The amount of money collected through inheritance tax is likely to rise further in the UK due to recent policy changes.
The UK tax authority has confirmed that it collected £6.3 billion (€7.5bn) in inheritance tax (IHT) over the nine months to the end of December.
That’s a £600 million (€710m) rise compared with the same period last year.
The increase is linked to the fact that more estates are now liable to pay IHT – partially due to the government’s decision to freeze tax bands.
IHT is equal to 40% of the value of estates above £325,000.
The government plans to maintain this tax band until 2030, which means more people will end up paying IHT as their assets become more valuable through inflation.
Growing amounts of wealth held at older ages, as well as the fact that more people are paying the tax, are also contributing to the rise in receipts.
“Inheritance tax provides a steadily rising flow of receipts for the Treasury as more estates, and more assets within each estate, are drawn across the exempt thresholds that are available to families, which have been frozen for many years”, said Carl Green, financial planning director at wealth manager Evelyn Partners.
The rise in wealth is notably boosted by rising house prices and the strong performance of many investment portfolios.
Taxing pension pots
“We expect inheritance tax receipts to grow strongly in real terms in the coming years”, said David Sturrock, senior research economist at Institute for Fiscal Studies.
“Policy changes made by the government at the last Budget – most significantly the bringing of pension pots into estates from April 2027 – will add to that growth in the future”, he told Euronews.

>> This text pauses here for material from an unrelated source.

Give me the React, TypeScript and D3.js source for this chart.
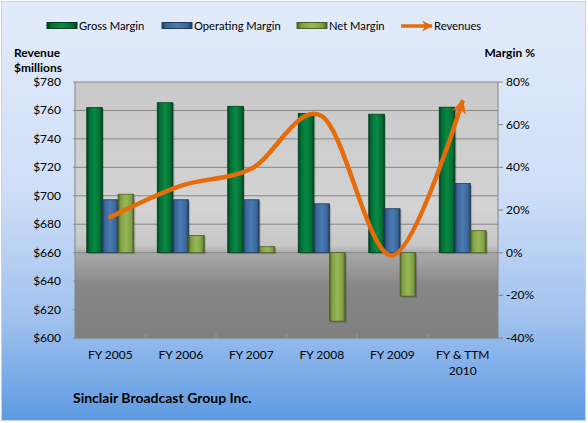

Currently in the UK, unused pension pots are not subject to inheritance tax if they are passed down after death, although other taxes may apply if the deceased individual was over 75.
The incumbent Labour government is set to change this rule, drawing pensions into taxable estates and therefore pushing up their value.
“The current proposals to subject unused pension funds to IHT will create significant problems for grieving families”, said Steven Levin, CEO of wealth management firm Quilter, expressing his concern over the policy shift.
“Families will face lengthy delays as executors handle valuations, forms, and inheritance tax on pensions alongside other assets. … Instead, we suggest introducing a flat-rate tax on unused pension funds that would apply after a pension ‘nil rate band’, set at an appropriate rate”, he added.
The nil rate band is the threshold above which IHT is payable.
Agricultural and business relief
Another modification of the tax structure involves changes to agricultural property relief, which sparked major protests late last year.
In October, Finance Minister Rachel Reeves announced that farms worth more than £1m (€1.2m) would be liable to pay 20% IHT from April 2026.
Farms and agricultural businesses had previously been exempt from this levy.
“Investors also need to be aware of the changes to business property relief”, said Sarah Coles, head of personal finance at Hargreaves Lansdown.
Under Reeves’ new plans, AIM shares will be taxed at 20% – no longer exempt from IHT.
The AIM is a sub-segment of the London Stock Exchange and sells stock in smaller, riskier or high-growth companies.